Волна возбуждения зародилась внутри нее, и все горести ушли, будто их никогда и не было. Даже оказалось ненужным ничего прощать – обида исчезла сама собой.
– Может, я это не умел показать, но я люблю тебя, Рейчи… Так сильно, что мое сердце болит от любви.
– Это в самом деле сильно, – тихонько поддразнила она мужа, прижимаясь к нему. – И что же теперь?
– Теперь? Мы поедем домой, где я буду заботиться о тебе…
– Ты? Заботиться?
Он усмехнулся. Выражение его лица стало слегка мальчишеским.
– Хорошо, заботиться будет Патрисия. А я постараюсь держаться подальше, чтобы ей не помешать.
– Держаться подальше? Не смей даже говорить подобных ужасов, Жоан! Я больше без тебя не могу… Больше я ни одной ночи не намерена спать одна в двуспальной кровати.
– Тебе не придется мучиться. Отныне я собираюсь спать только там.
– Да, твоя кровать очень удобная, – согласилась Рейчел с нарочитой серьезностью.
– Возможно, но меня на этот раз больше интересует моя невыносимая жена. – Жоан поцеловал ее легко, с нежностью, стараясь не причинить ей неудобств. – Я люблю тебя, Рейчи… Я люблю тебя больше всего на свете. Не могу дождаться, когда наконец родится наш малыш. И тогда мы станем настоящей семьей.
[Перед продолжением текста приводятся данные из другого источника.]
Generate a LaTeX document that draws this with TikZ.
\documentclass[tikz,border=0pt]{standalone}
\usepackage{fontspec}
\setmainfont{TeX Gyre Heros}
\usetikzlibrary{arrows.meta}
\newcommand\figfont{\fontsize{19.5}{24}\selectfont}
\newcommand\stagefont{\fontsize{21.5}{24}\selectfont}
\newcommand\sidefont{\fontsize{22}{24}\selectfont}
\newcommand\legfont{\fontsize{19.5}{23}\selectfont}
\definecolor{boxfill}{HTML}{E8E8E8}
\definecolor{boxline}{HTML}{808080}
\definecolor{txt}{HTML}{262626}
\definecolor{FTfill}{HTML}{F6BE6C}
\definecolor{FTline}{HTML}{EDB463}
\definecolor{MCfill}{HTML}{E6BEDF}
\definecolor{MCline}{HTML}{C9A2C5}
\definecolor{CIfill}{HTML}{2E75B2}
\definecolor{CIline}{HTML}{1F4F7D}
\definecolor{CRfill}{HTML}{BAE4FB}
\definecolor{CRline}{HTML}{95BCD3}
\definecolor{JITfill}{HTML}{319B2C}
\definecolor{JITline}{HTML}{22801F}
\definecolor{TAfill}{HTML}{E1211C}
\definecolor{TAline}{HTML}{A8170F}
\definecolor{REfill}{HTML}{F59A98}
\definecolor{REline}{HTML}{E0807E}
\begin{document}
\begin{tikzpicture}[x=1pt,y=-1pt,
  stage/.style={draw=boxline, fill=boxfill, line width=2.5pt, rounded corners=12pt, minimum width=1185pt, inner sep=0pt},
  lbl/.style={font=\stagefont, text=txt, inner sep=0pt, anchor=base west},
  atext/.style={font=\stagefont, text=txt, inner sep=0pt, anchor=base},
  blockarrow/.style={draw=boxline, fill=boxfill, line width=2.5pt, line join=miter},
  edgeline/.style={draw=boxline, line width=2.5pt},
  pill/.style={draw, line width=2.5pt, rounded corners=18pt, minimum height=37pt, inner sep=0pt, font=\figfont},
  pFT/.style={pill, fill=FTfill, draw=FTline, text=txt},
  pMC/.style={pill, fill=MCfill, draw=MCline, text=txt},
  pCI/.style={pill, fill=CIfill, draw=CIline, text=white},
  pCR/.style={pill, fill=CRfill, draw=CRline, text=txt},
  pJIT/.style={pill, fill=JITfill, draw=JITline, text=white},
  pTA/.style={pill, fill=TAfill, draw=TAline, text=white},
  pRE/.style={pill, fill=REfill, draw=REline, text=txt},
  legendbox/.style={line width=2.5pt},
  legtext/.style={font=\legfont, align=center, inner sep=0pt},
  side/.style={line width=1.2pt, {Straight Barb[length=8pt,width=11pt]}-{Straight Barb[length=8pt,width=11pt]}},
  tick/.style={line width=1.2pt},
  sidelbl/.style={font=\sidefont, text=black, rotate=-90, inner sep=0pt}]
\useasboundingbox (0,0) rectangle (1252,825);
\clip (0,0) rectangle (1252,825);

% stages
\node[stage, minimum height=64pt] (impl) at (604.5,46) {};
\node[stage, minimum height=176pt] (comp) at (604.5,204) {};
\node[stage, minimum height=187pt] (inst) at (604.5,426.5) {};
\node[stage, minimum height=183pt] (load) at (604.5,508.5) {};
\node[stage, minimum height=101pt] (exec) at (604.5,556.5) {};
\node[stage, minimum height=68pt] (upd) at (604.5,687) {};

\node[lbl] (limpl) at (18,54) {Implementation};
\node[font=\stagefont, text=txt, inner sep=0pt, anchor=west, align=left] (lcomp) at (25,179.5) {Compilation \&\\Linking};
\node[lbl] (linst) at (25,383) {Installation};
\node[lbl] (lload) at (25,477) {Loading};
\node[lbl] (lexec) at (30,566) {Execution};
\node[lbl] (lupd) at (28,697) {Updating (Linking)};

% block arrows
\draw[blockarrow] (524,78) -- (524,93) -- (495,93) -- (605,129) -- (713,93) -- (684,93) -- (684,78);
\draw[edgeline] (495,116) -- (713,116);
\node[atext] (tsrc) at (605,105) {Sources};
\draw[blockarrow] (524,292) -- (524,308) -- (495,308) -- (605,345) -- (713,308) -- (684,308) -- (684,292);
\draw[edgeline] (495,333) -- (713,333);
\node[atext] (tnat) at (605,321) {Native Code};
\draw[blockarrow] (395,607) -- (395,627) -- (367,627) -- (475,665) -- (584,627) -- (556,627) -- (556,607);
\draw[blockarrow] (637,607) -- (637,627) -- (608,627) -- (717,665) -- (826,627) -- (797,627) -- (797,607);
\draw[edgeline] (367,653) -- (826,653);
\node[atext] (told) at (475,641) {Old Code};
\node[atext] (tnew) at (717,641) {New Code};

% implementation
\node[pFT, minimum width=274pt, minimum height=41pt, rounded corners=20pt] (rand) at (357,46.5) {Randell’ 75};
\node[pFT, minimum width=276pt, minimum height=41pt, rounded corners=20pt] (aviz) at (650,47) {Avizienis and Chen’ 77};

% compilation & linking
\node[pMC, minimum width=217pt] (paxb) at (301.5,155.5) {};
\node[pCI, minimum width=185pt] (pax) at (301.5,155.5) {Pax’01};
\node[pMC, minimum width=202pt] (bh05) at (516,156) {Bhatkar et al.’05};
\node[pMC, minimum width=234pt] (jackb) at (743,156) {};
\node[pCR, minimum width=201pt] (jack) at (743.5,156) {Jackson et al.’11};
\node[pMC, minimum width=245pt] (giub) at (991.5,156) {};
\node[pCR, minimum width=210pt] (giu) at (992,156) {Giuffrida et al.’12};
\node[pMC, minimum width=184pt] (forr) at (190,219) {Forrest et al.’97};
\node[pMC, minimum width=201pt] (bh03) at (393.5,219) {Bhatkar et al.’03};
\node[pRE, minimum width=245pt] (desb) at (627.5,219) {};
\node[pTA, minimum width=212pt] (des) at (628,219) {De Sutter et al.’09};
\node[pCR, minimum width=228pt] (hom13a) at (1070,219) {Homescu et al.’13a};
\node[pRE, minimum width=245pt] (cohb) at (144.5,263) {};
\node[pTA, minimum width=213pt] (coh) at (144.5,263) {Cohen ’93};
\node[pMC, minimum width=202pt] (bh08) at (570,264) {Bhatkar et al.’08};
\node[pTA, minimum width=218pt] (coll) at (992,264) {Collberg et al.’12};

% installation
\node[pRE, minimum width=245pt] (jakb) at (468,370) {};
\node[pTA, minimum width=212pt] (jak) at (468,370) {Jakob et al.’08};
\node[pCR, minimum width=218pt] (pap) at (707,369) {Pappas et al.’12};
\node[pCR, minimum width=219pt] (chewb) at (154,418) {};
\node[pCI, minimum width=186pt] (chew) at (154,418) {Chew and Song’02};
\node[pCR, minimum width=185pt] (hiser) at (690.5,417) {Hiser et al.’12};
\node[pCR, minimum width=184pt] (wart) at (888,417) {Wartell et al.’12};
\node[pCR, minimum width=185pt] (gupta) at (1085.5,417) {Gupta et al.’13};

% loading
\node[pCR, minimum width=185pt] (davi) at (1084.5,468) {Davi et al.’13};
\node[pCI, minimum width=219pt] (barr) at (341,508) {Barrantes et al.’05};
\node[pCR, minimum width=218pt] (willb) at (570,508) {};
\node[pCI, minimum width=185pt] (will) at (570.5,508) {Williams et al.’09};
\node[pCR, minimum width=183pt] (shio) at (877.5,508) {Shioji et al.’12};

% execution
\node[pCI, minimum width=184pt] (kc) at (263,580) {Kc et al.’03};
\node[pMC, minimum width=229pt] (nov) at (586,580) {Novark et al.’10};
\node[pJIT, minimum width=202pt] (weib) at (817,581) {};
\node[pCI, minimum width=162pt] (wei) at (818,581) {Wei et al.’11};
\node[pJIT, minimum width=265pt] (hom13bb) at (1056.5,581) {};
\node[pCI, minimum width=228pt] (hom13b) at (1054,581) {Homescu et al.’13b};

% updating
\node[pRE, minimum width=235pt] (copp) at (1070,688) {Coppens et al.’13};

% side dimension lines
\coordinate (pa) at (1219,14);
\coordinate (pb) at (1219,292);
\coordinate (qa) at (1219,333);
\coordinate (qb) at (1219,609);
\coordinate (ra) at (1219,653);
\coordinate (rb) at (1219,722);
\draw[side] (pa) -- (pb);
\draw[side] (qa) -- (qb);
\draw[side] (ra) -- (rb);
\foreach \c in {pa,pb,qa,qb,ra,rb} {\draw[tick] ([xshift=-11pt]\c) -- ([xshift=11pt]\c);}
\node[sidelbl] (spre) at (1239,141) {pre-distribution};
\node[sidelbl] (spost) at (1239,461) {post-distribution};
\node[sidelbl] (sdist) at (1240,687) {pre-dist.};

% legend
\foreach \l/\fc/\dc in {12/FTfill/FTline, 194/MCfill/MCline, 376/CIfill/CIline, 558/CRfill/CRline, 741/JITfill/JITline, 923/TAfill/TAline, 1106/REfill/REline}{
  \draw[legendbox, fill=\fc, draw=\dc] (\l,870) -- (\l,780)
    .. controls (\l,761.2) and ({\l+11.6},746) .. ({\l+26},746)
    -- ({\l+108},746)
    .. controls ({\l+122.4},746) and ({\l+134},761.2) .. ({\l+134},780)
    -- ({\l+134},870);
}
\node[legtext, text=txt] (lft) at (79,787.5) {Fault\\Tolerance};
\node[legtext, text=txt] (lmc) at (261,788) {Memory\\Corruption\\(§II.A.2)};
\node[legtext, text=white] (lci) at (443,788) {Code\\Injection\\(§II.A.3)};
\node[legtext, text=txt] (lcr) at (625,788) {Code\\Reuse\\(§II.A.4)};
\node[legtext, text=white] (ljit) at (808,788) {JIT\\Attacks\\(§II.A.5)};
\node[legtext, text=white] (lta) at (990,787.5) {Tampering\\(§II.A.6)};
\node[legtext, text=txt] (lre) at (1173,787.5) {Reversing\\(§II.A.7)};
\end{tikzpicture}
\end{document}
– Ты в самом деле так думаешь?
– Клянусь моим дикарским сердцем! – Он поцеловал ее в губы, в глаза, в лоб. – И еще я думал, как бы нам назвать сына. Тебе нравится имя Теренс?
Сердце Рейчел дрогнуло, глаза опять наполнились слезами. В этот миг она поверила, что Жоан понимает ее лучше, чем кто-либо в целом свете.
Она улыбнулась сквозь поволоку слез, обвила руками его шею.